----- RECORDED DATA -----

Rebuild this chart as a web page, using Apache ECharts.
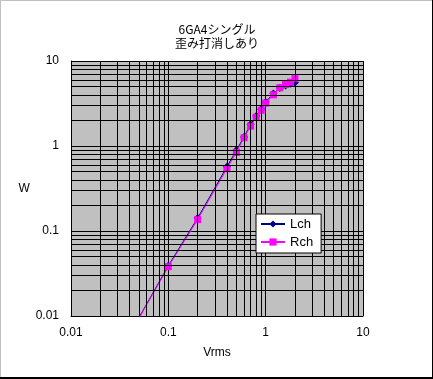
<!DOCTYPE html>
<html><head><meta charset="utf-8">
<script src="https://cdn.jsdelivr.net/npm/echarts@6/dist/echarts.min.js"></script>
<style>html,body{margin:0;padding:0;background:#fff}#c{width:433px;height:379px}</style>
</head><body><div id="c"></div>
<script>
var vrms = [0.05, 0.1, 0.2, 0.4, 0.5, 0.6, 0.7, 0.8, 0.9, 1.0, 1.2, 1.4, 1.6, 1.8, 2.0];
var lch  = [0.0096, 0.039, 0.142, 0.57, 0.89, 1.28, 1.8, 2.25, 2.7, 3.3, 4.15, 4.8, 5.15, 5.4, 5.6];
var rch  = [0.0094, 0.038, 0.136, 0.54, 0.84, 1.25, 1.71, 2.18, 2.63, 3.2, 4.0, 4.85, 5.3, 5.65, 6.2];
var titleLines = ['6GA4シングル', '歪み打消しあり'];
var decades = [0.01, 0.1, 1];
var minorMult = [2, 3, 4, 5, 6, 7, 8, 9];

var minorVals = [];
decades.forEach(function(d){ minorMult.forEach(function(m){ minorVals.push(+(d*m).toPrecision(3)); }); });
var mlData = [];
minorVals.forEach(function(v){ mlData.push({xAxis: v}); mlData.push({yAxis: v}); });

function pairs(ys){ return vrms.map(function(x,i){ return [x, ys[i]]; }); }
var font = 'Liberation Sans, Arial, sans-serif';
var chart = echarts.init(document.getElementById('c'), null, {renderer:'canvas'});
chart.setOption({
  animation: false,
  backgroundColor: '#fff',
  title: {
    text: titleLines.join('\n'), left: 212, top: 17, textAlign: 'center',
    textStyle: {fontFamily: 'Noto Sans CJK JP, sans-serif', fontSize: 12, fontWeight: 'normal', color: '#000', lineHeight: 14}
  },
  grid: {left: 71, right: 70, top: 61, bottom: 63, show: true, backgroundColor: '#c0c0c0', borderWidth: 0},
  legend: {
    data: ['Lch', 'Rch'], orient: 'vertical', left: 256, top: 214, z: 20,
    backgroundColor: '#fff', borderColor: '#000', borderWidth: 1, borderRadius: 0,
    padding: [3, 8, 4, 4], itemGap: 4, itemWidth: 24, itemHeight: 9,
    textStyle: {fontFamily: font, fontSize: 13, color: '#000', lineHeight: 14}
  },
  xAxis: {
    type: 'log', logBase: 10, min: 0.01, max: 10,
    name: 'Vrms', nameLocation: 'middle', nameGap: 31,
    nameTextStyle: {fontFamily: font, fontSize: 12, color: '#000'},
    axisLine: {show: true, lineStyle: {color: '#000', width: 1}},
    axisTick: {show: false},
    axisLabel: {fontFamily: font, fontSize: 12, color: '#000', margin: 11,
      formatter: function(v){ return String(+v.toPrecision(3)); }},
    splitLine: {show: true, lineStyle: {color: '#000', width: 1}}
  },
  yAxis: {
    type: 'log', logBase: 10, min: 0.01, max: 10,
    name: 'W', nameLocation: 'middle', nameGap: 40, nameRotate: 0,
    nameTextStyle: {fontFamily: font, fontSize: 12, color: '#000'},
    axisLine: {show: true, lineStyle: {color: '#000', width: 1}},
    axisTick: {show: false},
    axisLabel: {fontFamily: font, fontSize: 12, color: '#000', margin: 12,
      formatter: function(v){ return String(+v.toPrecision(3)); }},
    splitLine: {show: true, lineStyle: {color: '#000', width: 1}}
  },
  series: [
    {name: 'minor', type: 'line', data: [], z: 1, silent: true,
      markLine: {silent: true, symbol: 'none', label: {show: false}, animation: false,
        lineStyle: {color: '#000', width: 1, type: 'solid'}, data: mlData}},
    {name: 'Lch', type: 'line', data: pairs(lch), z: 3, clip: true,
      symbol: 'diamond', symbolSize: 8, showAllSymbol: true,
      lineStyle: {color: '#000080', width: 1}, itemStyle: {color: '#000080', borderWidth: 0}},
    {name: 'Rch', type: 'line', data: pairs(rch), z: 4, clip: true,
      symbol: 'rect', symbolSize: 7, showAllSymbol: true,
      lineStyle: {color: '#ff00ff', width: 1}, itemStyle: {color: '#ff00ff', borderWidth: 0}}
  ],
  graphic: [
    {type: 'line', shape: {x1: 0.5, y1: 0, x2: 0.5, y2: 379}, style: {stroke: '#c0c0c0', lineWidth: 1}},
    {type: 'line', shape: {x1: 0, y1: 0.5, x2: 433, y2: 0.5}, style: {stroke: '#c0c0c0', lineWidth: 1}},
    {type: 'line', shape: {x1: 432.5, y1: 0, x2: 432.5, y2: 379}, style: {stroke: '#000', lineWidth: 1}},
    {type: 'line', shape: {x1: 0, y1: 378, x2: 433, y2: 378}, style: {stroke: '#000', lineWidth: 2}}
  ]
});
</script></body></html>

-----

Write out the listing word for word, omitting the pictures it holds.

▸ **RESPONSE**
Rebuild this chart as a web page, using Apache ECharts.
<!DOCTYPE html>
<html><head><meta charset="utf-8">
<script src="https://cdn.jsdelivr.net/npm/echarts@6/dist/echarts.min.js"></script>
<style>html,body{margin:0;padding:0;background:#fff}#c{width:433px;height:379px}</style>
</head><body><div id="c"></div>
<script>
var vrms = [0.05, 0.1, 0.2, 0.4, 0.5, 0.6, 0.7, 0.8, 0.9, 1.0, 1.2, 1.4, 1.6, 1.8, 2.0];
var lch  = [0.0096, 0.039, 0.142, 0.57, 0.89, 1.28, 1.8, 2.25, 2.7, 3.3, 4.15, 4.8, 5.15, 5.4, 5.6];
var rch  = [0.0094, 0.038, 0.136, 0.54, 0.84, 1.25, 1.71, 2.18, 2.63, 3.2, 4.0, 4.85, 5.3, 5.65, 6.2];
var titleLines = ['6GA4シングル', '歪み打消しあり'];
var decades = [0.01, 0.1, 1];
var minorMult = [2, 3, 4, 5, 6, 7, 8, 9];

var minorVals = [];
decades.forEach(function(d){ minorMult.forEach(function(m){ minorVals.push(+(d*m).toPrecision(3)); }); });
var mlData = [];
minorVals.forEach(function(v){ mlData.push({xAxis: v}); mlData.push({yAxis: v}); });

function pairs(ys){ return vrms.map(function(x,i){ return [x, ys[i]]; }); }
var font = 'Liberation Sans, Arial, sans-serif';
var chart = echarts.init(document.getElementById('c'), null, {renderer:'canvas'});
chart.setOption({
  animation: false,
  backgroundColor: '#fff',
  title: {
    text: titleLines.join('\n'), left: 212, top: 17, textAlign: 'center',
    textStyle: {fontFamily: 'Noto Sans CJK JP, sans-serif', fontSize: 12, fontWeight: 'normal', color: '#000', lineHeight: 14}
  },
  grid: {left: 71, right: 70, top: 61, bottom: 63, show: true, backgroundColor: '#c0c0c0', borderWidth: 0},
  legend: {
    data: ['Lch', 'Rch'], orient: 'vertical', left: 256, top: 214, z: 20,
    backgroundColor: '#fff', borderColor: '#000', borderWidth: 1, borderRadius: 0,
    padding: [3, 8, 4, 4], itemGap: 4, itemWidth: 24, itemHeight: 9,
    textStyle: {fontFamily: font, fontSize: 13, color: '#000', lineHeight: 14}
  },
  xAxis: {
    type: 'log', logBase: 10, min: 0.01, max: 10,
    name: 'Vrms', nameLocation: 'middle', nameGap: 31,
    nameTextStyle: {fontFamily: font, fontSize: 12, color: '#000'},
    axisLine: {show: true, lineStyle: {color: '#000', width: 1}},
    axisTick: {show: false},
    axisLabel: {fontFamily: font, fontSize: 12, color: '#000', margin: 11,
      formatter: function(v){ return String(+v.toPrecision(3)); }},
    splitLine: {show: true, lineStyle: {color: '#000', width: 1}}
  },
  yAxis: {
    type: 'log', logBase: 10, min: 0.01, max: 10,
    name: 'W', nameLocation: 'middle', nameGap: 40, nameRotate: 0,
    nameTextStyle: {fontFamily: font, fontSize: 12, color: '#000'},
    axisLine: {show: true, lineStyle: {color: '#000', width: 1}},
    axisTick: {show: false},
    axisLabel: {fontFamily: font, fontSize: 12, color: '#000', margin: 12,
      formatter: function(v){ return String(+v.toPrecision(3)); }},
    splitLine: {show: true, lineStyle: {color: '#000', width: 1}}
  },
  series: [
    {name: 'minor', type: 'line', data: [], z: 1, silent: true,
      markLine: {silent: true, symbol: 'none', label: {show: false}, animation: false,
        lineStyle: {color: '#000', width: 1, type: 'solid'}, data: mlData}},
    {name: 'Lch', type: 'line', data: pairs(lch), z: 3, clip: true,
      symbol: 'diamond', symbolSize: 8, showAllSymbol: true,
      lineStyle: {color: '#000080', width: 1}, itemStyle: {color: '#000080', borderWidth: 0}},
    {name: 'Rch', type: 'line', data: pairs(rch), z: 4, clip: true,
      symbol: 'rect', symbolSize: 7, showAllSymbol: true,
      lineStyle: {color: '#ff00ff', width: 1}, itemStyle: {color: '#ff00ff', borderWidth: 0}}
  ],
  graphic: [
    {type: 'line', shape: {x1: 0.5, y1: 0, x2: 0.5, y2: 379}, style: {stroke: '#c0c0c0', lineWidth: 1}},
    {type: 'line', shape: {x1: 0, y1: 0.5, x2: 433, y2: 0.5}, style: {stroke: '#c0c0c0', lineWidth: 1}},
    {type: 'line', shape: {x1: 432.5, y1: 0, x2: 432.5, y2: 379}, style: {stroke: '#000', lineWidth: 1}},
    {type: 'line', shape: {x1: 0, y1: 378, x2: 433, y2: 378}, style: {stroke: '#000', lineWidth: 2}}
  ]
});
</script></body></html>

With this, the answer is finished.